# [Problem requirements]
Begin with the first line of the material and copy each line word for word through the line that contains "const px = x => x/W, py = y => 1 - y/H;"; the pictures are left out.

------------------------------------------------

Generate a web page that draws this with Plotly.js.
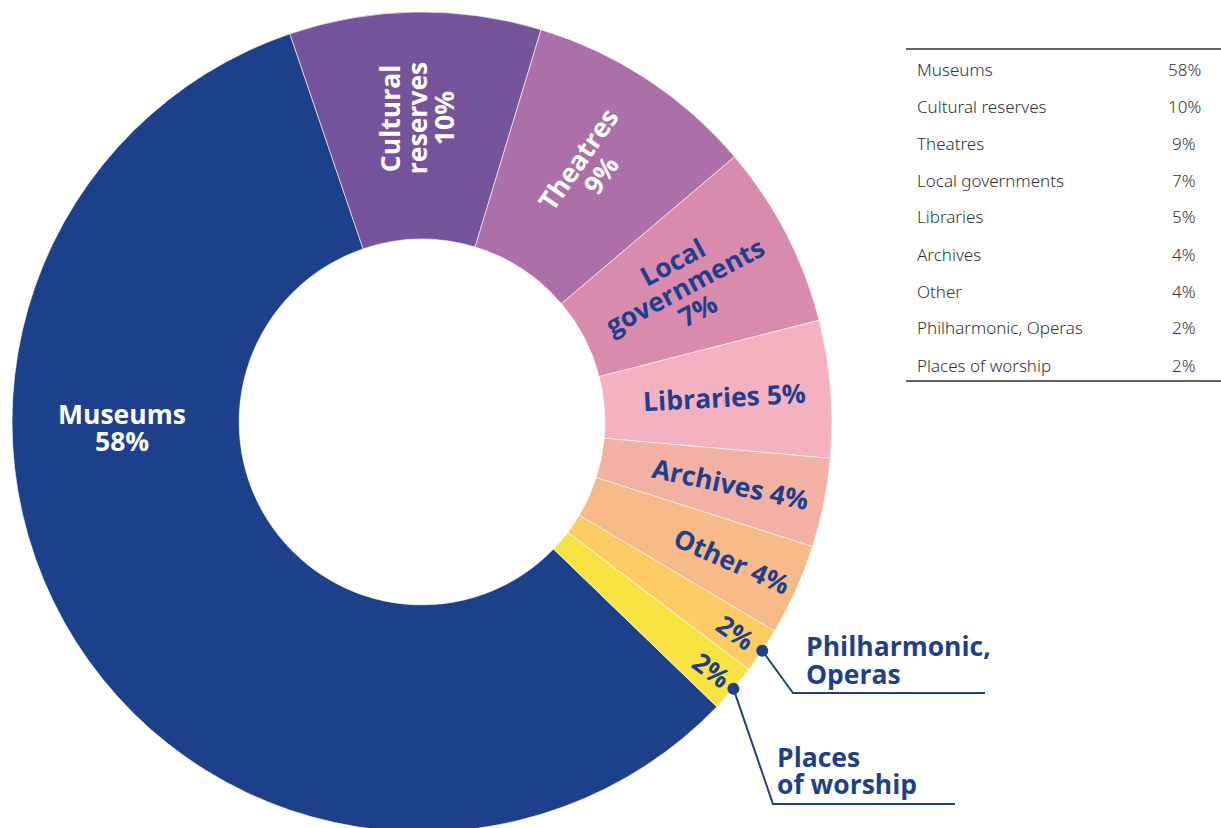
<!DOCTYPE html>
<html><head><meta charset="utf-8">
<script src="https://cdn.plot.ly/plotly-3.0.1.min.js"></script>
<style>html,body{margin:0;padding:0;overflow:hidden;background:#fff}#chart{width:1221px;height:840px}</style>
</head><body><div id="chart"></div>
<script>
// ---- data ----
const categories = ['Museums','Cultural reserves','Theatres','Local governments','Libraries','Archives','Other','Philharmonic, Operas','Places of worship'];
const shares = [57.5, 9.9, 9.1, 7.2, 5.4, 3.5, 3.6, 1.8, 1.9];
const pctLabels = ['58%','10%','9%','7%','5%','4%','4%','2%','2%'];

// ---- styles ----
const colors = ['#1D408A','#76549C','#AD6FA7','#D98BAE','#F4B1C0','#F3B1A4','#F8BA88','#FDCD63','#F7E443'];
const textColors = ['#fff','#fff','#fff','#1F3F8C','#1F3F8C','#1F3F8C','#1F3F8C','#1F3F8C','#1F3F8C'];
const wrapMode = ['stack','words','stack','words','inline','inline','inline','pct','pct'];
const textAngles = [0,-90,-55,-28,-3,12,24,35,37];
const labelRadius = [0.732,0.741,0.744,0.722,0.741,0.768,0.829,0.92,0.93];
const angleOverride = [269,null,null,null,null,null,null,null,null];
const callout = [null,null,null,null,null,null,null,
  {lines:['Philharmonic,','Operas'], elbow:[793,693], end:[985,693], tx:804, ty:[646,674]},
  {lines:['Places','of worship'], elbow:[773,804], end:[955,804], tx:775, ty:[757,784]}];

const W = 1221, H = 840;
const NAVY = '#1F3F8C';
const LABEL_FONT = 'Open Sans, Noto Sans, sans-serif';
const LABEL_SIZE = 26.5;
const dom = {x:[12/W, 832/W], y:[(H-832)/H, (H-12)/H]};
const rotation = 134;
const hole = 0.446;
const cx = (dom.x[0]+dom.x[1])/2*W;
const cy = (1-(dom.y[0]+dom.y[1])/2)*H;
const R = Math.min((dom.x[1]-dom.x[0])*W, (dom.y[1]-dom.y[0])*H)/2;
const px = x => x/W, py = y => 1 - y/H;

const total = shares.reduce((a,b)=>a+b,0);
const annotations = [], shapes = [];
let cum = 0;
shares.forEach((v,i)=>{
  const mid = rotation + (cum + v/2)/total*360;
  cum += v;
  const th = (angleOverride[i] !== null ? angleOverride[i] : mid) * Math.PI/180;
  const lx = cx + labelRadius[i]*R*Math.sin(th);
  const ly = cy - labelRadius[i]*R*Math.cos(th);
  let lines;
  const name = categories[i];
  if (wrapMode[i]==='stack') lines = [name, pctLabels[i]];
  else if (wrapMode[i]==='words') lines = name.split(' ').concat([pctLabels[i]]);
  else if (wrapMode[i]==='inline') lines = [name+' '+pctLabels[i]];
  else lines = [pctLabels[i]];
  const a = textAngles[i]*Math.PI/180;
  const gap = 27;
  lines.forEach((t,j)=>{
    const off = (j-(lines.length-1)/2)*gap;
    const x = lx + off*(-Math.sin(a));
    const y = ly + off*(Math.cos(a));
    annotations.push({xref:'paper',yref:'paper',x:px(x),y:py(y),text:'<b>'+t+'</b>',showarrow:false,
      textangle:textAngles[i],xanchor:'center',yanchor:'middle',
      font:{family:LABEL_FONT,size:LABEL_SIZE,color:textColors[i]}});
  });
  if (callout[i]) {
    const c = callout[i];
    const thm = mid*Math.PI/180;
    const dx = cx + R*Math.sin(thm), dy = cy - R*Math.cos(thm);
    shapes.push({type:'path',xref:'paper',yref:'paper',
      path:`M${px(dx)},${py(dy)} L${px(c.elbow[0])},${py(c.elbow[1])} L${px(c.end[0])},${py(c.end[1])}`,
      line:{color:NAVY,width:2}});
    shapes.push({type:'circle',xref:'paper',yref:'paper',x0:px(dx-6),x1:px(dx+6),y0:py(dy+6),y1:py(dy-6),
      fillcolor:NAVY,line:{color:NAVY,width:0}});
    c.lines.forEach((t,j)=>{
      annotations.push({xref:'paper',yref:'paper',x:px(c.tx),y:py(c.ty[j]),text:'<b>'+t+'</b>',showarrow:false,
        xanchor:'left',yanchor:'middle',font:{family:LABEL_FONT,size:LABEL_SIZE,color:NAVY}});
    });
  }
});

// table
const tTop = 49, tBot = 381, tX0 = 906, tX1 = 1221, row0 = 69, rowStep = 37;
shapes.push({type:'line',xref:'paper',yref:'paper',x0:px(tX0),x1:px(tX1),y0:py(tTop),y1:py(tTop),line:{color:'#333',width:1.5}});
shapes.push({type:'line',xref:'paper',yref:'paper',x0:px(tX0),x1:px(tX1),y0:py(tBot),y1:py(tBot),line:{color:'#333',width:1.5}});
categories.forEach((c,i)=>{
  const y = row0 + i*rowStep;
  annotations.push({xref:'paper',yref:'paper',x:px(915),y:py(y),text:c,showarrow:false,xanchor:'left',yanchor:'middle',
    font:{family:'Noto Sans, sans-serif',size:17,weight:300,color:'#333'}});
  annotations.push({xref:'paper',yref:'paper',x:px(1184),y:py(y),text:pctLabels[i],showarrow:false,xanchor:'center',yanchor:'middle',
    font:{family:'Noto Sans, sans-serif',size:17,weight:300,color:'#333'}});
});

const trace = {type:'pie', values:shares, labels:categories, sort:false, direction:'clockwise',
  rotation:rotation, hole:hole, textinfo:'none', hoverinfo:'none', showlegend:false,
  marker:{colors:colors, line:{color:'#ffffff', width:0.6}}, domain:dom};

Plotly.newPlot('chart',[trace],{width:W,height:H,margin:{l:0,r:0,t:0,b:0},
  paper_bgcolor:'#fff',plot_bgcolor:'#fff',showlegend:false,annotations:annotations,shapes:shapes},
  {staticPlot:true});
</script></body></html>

------------------------------------------------

# [Solution]
Generate a web page that draws this with Plotly.js.
<!DOCTYPE html>
<html><head><meta charset="utf-8">
<script src="https://cdn.plot.ly/plotly-3.0.1.min.js"></script>
<style>html,body{margin:0;padding:0;overflow:hidden;background:#fff}#chart{width:1221px;height:840px}</style>
</head><body><div id="chart"></div>
<script>
// ---- data ----
const categories = ['Museums','Cultural reserves','Theatres','Local governments','Libraries','Archives','Other','Philharmonic, Operas','Places of worship'];
const shares = [57.5, 9.9, 9.1, 7.2, 5.4, 3.5, 3.6, 1.8, 1.9];
const pctLabels = ['58%','10%','9%','7%','5%','4%','4%','2%','2%'];

// ---- styles ----
const colors = ['#1D408A','#76549C','#AD6FA7','#D98BAE','#F4B1C0','#F3B1A4','#F8BA88','#FDCD63','#F7E443'];
const textColors = ['#fff','#fff','#fff','#1F3F8C','#1F3F8C','#1F3F8C','#1F3F8C','#1F3F8C','#1F3F8C'];
const wrapMode = ['stack','words','stack','words','inline','inline','inline','pct','pct'];
const textAngles = [0,-90,-55,-28,-3,12,24,35,37];
const labelRadius = [0.732,0.741,0.744,0.722,0.741,0.768,0.829,0.92,0.93];
const angleOverride = [269,null,null,null,null,null,null,null,null];
const callout = [null,null,null,null,null,null,null,
  {lines:['Philharmonic,','Operas'], elbow:[793,693], end:[985,693], tx:804, ty:[646,674]},
  {lines:['Places','of worship'], elbow:[773,804], end:[955,804], tx:775, ty:[757,784]}];

const W = 1221, H = 840;
const NAVY = '#1F3F8C';
const LABEL_FONT = 'Open Sans, Noto Sans, sans-serif';
const LABEL_SIZE = 26.5;
const dom = {x:[12/W, 832/W], y:[(H-832)/H, (H-12)/H]};
const rotation = 134;
const hole = 0.446;
const cx = (dom.x[0]+dom.x[1])/2*W;
const cy = (1-(dom.y[0]+dom.y[1])/2)*H;
const R = Math.min((dom.x[1]-dom.x[0])*W, (dom.y[1]-dom.y[0])*H)/2;
const px = x => x/W, py = y => 1 - y/H;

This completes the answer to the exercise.